> [Aim of the task] Repeat the lines exactly from the line that contains "Recreate this image" through the line that contains "d3.scaleLinear().domain([-25, 0]).range([height, 0]);"; leave images out and add nothing.

> [Exercise materials]
++++++

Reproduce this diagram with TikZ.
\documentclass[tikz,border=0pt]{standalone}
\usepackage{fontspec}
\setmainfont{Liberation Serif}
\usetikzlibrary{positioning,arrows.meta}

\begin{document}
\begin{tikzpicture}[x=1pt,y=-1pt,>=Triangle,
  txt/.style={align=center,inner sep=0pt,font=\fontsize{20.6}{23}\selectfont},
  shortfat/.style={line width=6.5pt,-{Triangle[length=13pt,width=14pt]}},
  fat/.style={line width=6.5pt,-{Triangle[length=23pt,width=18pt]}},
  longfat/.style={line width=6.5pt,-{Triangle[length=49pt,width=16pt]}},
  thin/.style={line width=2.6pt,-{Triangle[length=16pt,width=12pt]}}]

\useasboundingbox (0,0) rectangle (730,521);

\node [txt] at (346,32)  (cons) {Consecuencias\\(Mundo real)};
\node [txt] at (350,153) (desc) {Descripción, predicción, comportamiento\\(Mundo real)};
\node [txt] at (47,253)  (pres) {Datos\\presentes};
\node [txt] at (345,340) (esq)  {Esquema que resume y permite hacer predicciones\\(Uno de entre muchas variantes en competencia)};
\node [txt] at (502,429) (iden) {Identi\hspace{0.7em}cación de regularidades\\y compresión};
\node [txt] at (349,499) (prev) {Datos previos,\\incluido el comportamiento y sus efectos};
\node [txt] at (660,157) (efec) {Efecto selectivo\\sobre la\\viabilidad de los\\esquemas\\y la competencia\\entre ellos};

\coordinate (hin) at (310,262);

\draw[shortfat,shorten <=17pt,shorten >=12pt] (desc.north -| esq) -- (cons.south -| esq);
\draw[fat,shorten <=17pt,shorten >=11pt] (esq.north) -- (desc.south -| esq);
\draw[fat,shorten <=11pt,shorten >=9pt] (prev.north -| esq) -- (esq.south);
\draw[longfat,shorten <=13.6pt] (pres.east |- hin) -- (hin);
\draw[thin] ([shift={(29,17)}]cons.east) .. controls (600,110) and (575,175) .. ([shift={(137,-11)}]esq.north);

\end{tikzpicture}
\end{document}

++++++

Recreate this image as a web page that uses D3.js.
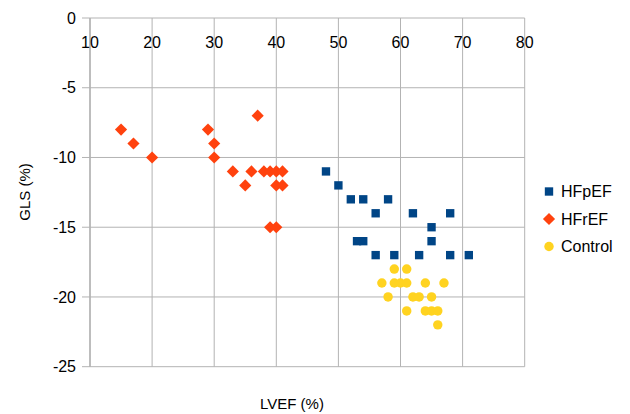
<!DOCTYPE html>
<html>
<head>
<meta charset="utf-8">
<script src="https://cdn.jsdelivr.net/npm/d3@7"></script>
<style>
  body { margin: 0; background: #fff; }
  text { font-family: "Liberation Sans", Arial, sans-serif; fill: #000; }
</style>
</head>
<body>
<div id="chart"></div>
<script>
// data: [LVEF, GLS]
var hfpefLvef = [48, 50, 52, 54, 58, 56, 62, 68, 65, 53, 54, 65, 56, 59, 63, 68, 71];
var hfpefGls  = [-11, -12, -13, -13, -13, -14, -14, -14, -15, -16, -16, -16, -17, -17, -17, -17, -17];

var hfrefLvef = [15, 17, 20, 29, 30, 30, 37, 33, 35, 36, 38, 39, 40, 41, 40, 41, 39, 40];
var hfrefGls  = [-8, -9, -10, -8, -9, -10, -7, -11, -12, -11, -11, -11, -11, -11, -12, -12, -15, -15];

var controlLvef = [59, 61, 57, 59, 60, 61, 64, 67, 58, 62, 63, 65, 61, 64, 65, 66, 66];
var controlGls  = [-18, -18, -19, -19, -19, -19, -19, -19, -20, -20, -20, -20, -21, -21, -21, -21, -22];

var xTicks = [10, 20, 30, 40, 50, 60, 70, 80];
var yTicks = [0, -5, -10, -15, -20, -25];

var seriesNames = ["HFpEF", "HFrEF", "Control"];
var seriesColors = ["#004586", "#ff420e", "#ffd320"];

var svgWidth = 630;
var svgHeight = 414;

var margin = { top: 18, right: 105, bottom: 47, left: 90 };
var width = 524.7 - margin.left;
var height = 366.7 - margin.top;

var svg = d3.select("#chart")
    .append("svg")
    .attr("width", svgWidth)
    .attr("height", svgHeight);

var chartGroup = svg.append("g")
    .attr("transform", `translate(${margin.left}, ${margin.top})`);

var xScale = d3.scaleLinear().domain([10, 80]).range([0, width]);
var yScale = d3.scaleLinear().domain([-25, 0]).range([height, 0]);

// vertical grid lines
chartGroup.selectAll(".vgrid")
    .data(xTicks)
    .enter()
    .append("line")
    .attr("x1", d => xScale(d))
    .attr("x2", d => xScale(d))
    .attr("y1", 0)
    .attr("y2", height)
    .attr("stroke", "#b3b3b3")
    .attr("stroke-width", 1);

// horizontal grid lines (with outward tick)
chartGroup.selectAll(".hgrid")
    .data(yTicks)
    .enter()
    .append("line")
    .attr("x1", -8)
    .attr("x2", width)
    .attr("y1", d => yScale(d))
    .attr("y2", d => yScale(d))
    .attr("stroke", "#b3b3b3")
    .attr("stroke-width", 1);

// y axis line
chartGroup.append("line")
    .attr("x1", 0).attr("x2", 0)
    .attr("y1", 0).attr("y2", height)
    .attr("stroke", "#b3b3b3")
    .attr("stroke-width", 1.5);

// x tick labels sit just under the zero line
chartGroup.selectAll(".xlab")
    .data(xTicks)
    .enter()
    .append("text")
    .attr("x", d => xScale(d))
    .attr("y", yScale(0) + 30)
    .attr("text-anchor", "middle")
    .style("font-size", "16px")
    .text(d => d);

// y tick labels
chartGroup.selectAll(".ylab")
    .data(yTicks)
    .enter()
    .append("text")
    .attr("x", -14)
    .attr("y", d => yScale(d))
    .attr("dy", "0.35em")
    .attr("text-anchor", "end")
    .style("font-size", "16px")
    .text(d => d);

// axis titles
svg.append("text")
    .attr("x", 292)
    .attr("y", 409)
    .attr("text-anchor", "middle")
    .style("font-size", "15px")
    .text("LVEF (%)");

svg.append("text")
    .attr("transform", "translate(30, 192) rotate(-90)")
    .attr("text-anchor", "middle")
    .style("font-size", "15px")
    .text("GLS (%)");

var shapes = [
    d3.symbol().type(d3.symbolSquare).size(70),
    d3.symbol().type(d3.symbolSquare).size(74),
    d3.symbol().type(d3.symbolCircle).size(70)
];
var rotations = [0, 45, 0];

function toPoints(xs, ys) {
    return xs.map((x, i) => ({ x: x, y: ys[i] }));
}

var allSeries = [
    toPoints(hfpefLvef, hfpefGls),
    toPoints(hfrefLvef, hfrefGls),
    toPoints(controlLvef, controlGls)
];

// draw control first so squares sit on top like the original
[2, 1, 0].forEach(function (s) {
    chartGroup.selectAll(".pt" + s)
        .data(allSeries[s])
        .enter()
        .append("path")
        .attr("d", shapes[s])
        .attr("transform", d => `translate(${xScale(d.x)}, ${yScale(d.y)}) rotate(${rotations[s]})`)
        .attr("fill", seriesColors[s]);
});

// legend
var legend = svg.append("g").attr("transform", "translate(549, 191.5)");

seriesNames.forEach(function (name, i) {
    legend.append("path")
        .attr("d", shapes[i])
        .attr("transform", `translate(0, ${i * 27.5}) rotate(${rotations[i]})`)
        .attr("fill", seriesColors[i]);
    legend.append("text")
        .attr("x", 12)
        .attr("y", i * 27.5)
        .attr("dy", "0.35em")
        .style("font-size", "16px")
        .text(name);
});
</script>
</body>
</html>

++++++

> [Response]
Recreate this image as a web page that uses D3.js.
<!DOCTYPE html>
<html>
<head>
<meta charset="utf-8">
<script src="https://cdn.jsdelivr.net/npm/d3@7"></script>
<style>
  body { margin: 0; background: #fff; }
  text { font-family: "Liberation Sans", Arial, sans-serif; fill: #000; }
</style>
</head>
<body>
<div id="chart"></div>
<script>
// data: [LVEF, GLS]
var hfpefLvef = [48, 50, 52, 54, 58, 56, 62, 68, 65, 53, 54, 65, 56, 59, 63, 68, 71];
var hfpefGls  = [-11, -12, -13, -13, -13, -14, -14, -14, -15, -16, -16, -16, -17, -17, -17, -17, -17];

var hfrefLvef = [15, 17, 20, 29, 30, 30, 37, 33, 35, 36, 38, 39, 40, 41, 40, 41, 39, 40];
var hfrefGls  = [-8, -9, -10, -8, -9, -10, -7, -11, -12, -11, -11, -11, -11, -11, -12, -12, -15, -15];

var controlLvef = [59, 61, 57, 59, 60, 61, 64, 67, 58, 62, 63, 65, 61, 64, 65, 66, 66];
var controlGls  = [-18, -18, -19, -19, -19, -19, -19, -19, -20, -20, -20, -20, -21, -21, -21, -21, -22];

var xTicks = [10, 20, 30, 40, 50, 60, 70, 80];
var yTicks = [0, -5, -10, -15, -20, -25];

var seriesNames = ["HFpEF", "HFrEF", "Control"];
var seriesColors = ["#004586", "#ff420e", "#ffd320"];

var svgWidth = 630;
var svgHeight = 414;

var margin = { top: 18, right: 105, bottom: 47, left: 90 };
var width = 524.7 - margin.left;
var height = 366.7 - margin.top;

var svg = d3.select("#chart")
    .append("svg")
    .attr("width", svgWidth)
    .attr("height", svgHeight);

var chartGroup = svg.append("g")
    .attr("transform", `translate(${margin.left}, ${margin.top})`);

var xScale = d3.scaleLinear().domain([10, 80]).range([0, width]);
var yScale = d3.scaleLinear().domain([-25, 0]).range([height, 0]);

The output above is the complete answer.